→ **Data lines**:
__________

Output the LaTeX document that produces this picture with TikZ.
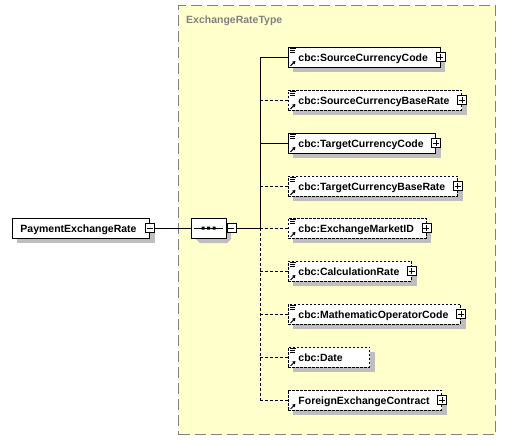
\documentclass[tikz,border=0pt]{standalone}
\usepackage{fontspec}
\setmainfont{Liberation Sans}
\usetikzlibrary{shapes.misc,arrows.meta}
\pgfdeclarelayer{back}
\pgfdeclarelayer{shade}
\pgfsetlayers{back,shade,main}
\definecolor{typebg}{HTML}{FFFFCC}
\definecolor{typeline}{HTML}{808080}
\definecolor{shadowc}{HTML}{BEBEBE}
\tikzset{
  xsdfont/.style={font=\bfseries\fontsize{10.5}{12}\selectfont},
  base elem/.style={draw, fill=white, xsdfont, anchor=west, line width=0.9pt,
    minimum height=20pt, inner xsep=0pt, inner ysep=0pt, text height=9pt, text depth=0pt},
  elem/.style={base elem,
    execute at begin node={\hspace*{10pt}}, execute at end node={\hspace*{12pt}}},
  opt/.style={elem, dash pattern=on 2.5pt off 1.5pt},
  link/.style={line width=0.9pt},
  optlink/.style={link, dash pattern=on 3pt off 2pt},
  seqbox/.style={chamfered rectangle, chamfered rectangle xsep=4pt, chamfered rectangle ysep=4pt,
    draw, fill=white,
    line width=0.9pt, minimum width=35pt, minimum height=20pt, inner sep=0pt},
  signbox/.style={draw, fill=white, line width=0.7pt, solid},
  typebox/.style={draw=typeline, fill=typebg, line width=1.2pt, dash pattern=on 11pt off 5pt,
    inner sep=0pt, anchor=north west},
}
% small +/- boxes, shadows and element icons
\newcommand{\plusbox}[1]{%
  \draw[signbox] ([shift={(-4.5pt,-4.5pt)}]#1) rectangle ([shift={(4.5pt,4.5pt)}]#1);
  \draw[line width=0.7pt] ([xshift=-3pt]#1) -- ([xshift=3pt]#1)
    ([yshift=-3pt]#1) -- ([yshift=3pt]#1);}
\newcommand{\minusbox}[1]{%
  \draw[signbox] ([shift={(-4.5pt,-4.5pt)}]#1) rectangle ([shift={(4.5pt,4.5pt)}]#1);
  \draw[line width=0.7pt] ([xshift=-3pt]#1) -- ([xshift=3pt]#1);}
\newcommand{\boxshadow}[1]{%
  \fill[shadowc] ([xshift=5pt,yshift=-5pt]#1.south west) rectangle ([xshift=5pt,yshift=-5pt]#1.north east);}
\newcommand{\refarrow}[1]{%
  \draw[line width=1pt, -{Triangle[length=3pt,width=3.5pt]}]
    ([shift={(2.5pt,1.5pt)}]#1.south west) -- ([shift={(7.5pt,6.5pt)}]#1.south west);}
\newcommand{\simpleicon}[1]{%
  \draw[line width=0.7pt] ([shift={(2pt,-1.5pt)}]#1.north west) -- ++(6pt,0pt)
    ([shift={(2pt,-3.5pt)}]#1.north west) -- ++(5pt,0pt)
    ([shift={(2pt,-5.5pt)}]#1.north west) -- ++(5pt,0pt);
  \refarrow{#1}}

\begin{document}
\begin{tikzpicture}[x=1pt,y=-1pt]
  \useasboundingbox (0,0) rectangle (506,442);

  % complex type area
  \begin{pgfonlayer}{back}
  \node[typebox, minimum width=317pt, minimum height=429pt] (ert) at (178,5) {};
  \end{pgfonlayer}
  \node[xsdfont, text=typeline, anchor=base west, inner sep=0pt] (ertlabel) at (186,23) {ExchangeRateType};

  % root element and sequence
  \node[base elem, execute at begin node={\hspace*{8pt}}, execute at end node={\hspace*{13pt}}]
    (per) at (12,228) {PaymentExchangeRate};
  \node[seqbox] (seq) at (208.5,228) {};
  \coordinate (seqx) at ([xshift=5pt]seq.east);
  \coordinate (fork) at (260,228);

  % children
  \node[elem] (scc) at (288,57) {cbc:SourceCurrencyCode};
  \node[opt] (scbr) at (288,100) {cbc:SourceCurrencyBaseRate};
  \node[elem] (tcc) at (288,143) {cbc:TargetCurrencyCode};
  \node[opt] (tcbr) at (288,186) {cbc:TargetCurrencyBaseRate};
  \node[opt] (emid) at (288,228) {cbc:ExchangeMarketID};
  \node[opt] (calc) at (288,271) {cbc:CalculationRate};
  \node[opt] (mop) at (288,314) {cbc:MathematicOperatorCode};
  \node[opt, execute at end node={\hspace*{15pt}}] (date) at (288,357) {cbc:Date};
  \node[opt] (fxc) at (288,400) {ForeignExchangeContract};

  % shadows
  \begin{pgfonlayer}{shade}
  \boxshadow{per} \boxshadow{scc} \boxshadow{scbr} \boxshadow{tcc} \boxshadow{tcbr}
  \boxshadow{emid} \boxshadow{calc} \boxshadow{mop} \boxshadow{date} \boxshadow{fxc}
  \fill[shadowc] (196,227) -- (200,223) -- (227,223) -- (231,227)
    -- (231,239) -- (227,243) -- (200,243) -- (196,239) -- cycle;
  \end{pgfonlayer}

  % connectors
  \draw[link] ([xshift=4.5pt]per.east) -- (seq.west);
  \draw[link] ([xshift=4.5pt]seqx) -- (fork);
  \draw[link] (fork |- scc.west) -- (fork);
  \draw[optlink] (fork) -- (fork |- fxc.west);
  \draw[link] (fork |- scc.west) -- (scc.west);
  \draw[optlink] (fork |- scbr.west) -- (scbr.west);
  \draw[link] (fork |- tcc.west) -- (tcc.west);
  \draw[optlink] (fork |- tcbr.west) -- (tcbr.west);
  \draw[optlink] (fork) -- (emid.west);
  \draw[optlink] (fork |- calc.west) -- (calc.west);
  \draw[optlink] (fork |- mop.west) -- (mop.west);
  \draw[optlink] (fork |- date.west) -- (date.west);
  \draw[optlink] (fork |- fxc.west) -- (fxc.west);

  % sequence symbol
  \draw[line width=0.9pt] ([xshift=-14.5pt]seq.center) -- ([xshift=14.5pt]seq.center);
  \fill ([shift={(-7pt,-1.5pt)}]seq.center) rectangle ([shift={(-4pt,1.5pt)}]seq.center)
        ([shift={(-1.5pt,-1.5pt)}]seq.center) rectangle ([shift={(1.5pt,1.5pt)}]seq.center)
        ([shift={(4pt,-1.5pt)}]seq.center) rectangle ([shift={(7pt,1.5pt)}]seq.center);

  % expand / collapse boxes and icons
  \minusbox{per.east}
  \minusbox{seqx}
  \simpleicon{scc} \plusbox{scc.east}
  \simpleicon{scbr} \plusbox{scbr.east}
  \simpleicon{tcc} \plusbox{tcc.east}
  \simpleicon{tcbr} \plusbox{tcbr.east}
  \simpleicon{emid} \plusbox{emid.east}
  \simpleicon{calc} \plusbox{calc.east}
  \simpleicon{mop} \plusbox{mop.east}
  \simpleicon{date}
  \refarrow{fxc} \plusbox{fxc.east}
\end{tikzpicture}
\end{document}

__________

Each line of the material must be retyped exactly, except that images are omitted.

Output the LaTeX document that produces this picture with TikZ.
\documentclass[tikz,border=0pt]{standalone}
\usepackage{fontspec}
\setmainfont{Liberation Sans}
\usetikzlibrary{shapes.misc,arrows.meta}
\pgfdeclarelayer{back}
\pgfdeclarelayer{shade}
\pgfsetlayers{back,shade,main}
\definecolor{typebg}{HTML}{FFFFCC}
\definecolor{typeline}{HTML}{808080}
\definecolor{shadowc}{HTML}{BEBEBE}
\tikzset{
  xsdfont/.style={font=\bfseries\fontsize{10.5}{12}\selectfont},
  base elem/.style={draw, fill=white, xsdfont, anchor=west, line width=0.9pt,
    minimum height=20pt, inner xsep=0pt, inner ysep=0pt, text height=9pt, text depth=0pt},
  elem/.style={base elem,
    execute at begin node={\hspace*{10pt}}, execute at end node={\hspace*{12pt}}},
  opt/.style={elem, dash pattern=on 2.5pt off 1.5pt},
  link/.style={line width=0.9pt},
  optlink/.style={link, dash pattern=on 3pt off 2pt},
  seqbox/.style={chamfered rectangle, chamfered rectangle xsep=4pt, chamfered rectangle ysep=4pt,
    draw, fill=white,
    line width=0.9pt, minimum width=35pt, minimum height=20pt, inner sep=0pt},
  signbox/.style={draw, fill=white, line width=0.7pt, solid},
  typebox/.style={draw=typeline, fill=typebg, line width=1.2pt, dash pattern=on 11pt off 5pt,
    inner sep=0pt, anchor=north west},
}
% small +/- boxes, shadows and element icons
\newcommand{\plusbox}[1]{%
  \draw[signbox] ([shift={(-4.5pt,-4.5pt)}]#1) rectangle ([shift={(4.5pt,4.5pt)}]#1);
  \draw[line width=0.7pt] ([xshift=-3pt]#1) -- ([xshift=3pt]#1)
    ([yshift=-3pt]#1) -- ([yshift=3pt]#1);}
\newcommand{\minusbox}[1]{%
  \draw[signbox] ([shift={(-4.5pt,-4.5pt)}]#1) rectangle ([shift={(4.5pt,4.5pt)}]#1);
  \draw[line width=0.7pt] ([xshift=-3pt]#1) -- ([xshift=3pt]#1);}
\newcommand{\boxshadow}[1]{%
  \fill[shadowc] ([xshift=5pt,yshift=-5pt]#1.south west) rectangle ([xshift=5pt,yshift=-5pt]#1.north east);}
\newcommand{\refarrow}[1]{%
  \draw[line width=1pt, -{Triangle[length=3pt,width=3.5pt]}]
    ([shift={(2.5pt,1.5pt)}]#1.south west) -- ([shift={(7.5pt,6.5pt)}]#1.south west);}
\newcommand{\simpleicon}[1]{%
  \draw[line width=0.7pt] ([shift={(2pt,-1.5pt)}]#1.north west) -- ++(6pt,0pt)
    ([shift={(2pt,-3.5pt)}]#1.north west) -- ++(5pt,0pt)
    ([shift={(2pt,-5.5pt)}]#1.north west) -- ++(5pt,0pt);
  \refarrow{#1}}

\begin{document}
\begin{tikzpicture}[x=1pt,y=-1pt]
  \useasboundingbox (0,0) rectangle (506,442);

  % complex type area
  \begin{pgfonlayer}{back}
  \node[typebox, minimum width=317pt, minimum height=429pt] (ert) at (178,5) {};
  \end{pgfonlayer}
  \node[xsdfont, text=typeline, anchor=base west, inner sep=0pt] (ertlabel) at (186,23) {ExchangeRateType};

  % root element and sequence
  \node[base elem, execute at begin node={\hspace*{8pt}}, execute at end node={\hspace*{13pt}}]
    (per) at (12,228) {PaymentExchangeRate};
  \node[seqbox] (seq) at (208.5,228) {};
  \coordinate (seqx) at ([xshift=5pt]seq.east);
  \coordinate (fork) at (260,228);

  % children
  \node[elem] (scc) at (288,57) {cbc:SourceCurrencyCode};
  \node[opt] (scbr) at (288,100) {cbc:SourceCurrencyBaseRate};
  \node[elem] (tcc) at (288,143) {cbc:TargetCurrencyCode};
  \node[opt] (tcbr) at (288,186) {cbc:TargetCurrencyBaseRate};
  \node[opt] (emid) at (288,228) {cbc:ExchangeMarketID};
  \node[opt] (calc) at (288,271) {cbc:CalculationRate};
  \node[opt] (mop) at (288,314) {cbc:MathematicOperatorCode};
  \node[opt, execute at end node={\hspace*{15pt}}] (date) at (288,357) {cbc:Date};
  \node[opt] (fxc) at (288,400) {ForeignExchangeContract};

  % shadows
  \begin{pgfonlayer}{shade}
  \boxshadow{per} \boxshadow{scc} \boxshadow{scbr} \boxshadow{tcc} \boxshadow{tcbr}
  \boxshadow{emid} \boxshadow{calc} \boxshadow{mop} \boxshadow{date} \boxshadow{fxc}
  \fill[shadowc] (196,227) -- (200,223) -- (227,223) -- (231,227)
    -- (231,239) -- (227,243) -- (200,243) -- (196,239) -- cycle;
  \end{pgfonlayer}

  % connectors
  \draw[link] ([xshift=4.5pt]per.east) -- (seq.west);
  \draw[link] ([xshift=4.5pt]seqx) -- (fork);
  \draw[link] (fork |- scc.west) -- (fork);
  \draw[optlink] (fork) -- (fork |- fxc.west);
  \draw[link] (fork |- scc.west) -- (scc.west);
  \draw[optlink] (fork |- scbr.west) -- (scbr.west);
  \draw[link] (fork |- tcc.west) -- (tcc.west);
  \draw[optlink] (fork |- tcbr.west) -- (tcbr.west);
  \draw[optlink] (fork) -- (emid.west);
  \draw[optlink] (fork |- calc.west) -- (calc.west);
  \draw[optlink] (fork |- mop.west) -- (mop.west);
  \draw[optlink] (fork |- date.west) -- (date.west);
  \draw[optlink] (fork |- fxc.west) -- (fxc.west);

  % sequence symbol
  \draw[line width=0.9pt] ([xshift=-14.5pt]seq.center) -- ([xshift=14.5pt]seq.center);
  \fill ([shift={(-7pt,-1.5pt)}]seq.center) rectangle ([shift={(-4pt,1.5pt)}]seq.center)
        ([shift={(-1.5pt,-1.5pt)}]seq.center) rectangle ([shift={(1.5pt,1.5pt)}]seq.center)
        ([shift={(4pt,-1.5pt)}]seq.center) rectangle ([shift={(7pt,1.5pt)}]seq.center);

  % expand / collapse boxes and icons
  \minusbox{per.east}
  \minusbox{seqx}
  \simpleicon{scc} \plusbox{scc.east}
  \simpleicon{scbr} \plusbox{scbr.east}
  \simpleicon{tcc} \plusbox{tcc.east}
  \simpleicon{tcbr} \plusbox{tcbr.east}
  \simpleicon{emid} \plusbox{emid.east}
  \simpleicon{calc} \plusbox{calc.east}
  \simpleicon{mop} \plusbox{mop.east}
  \simpleicon{date}
  \refarrow{fxc} \plusbox{fxc.east}
\end{tikzpicture}
\end{document}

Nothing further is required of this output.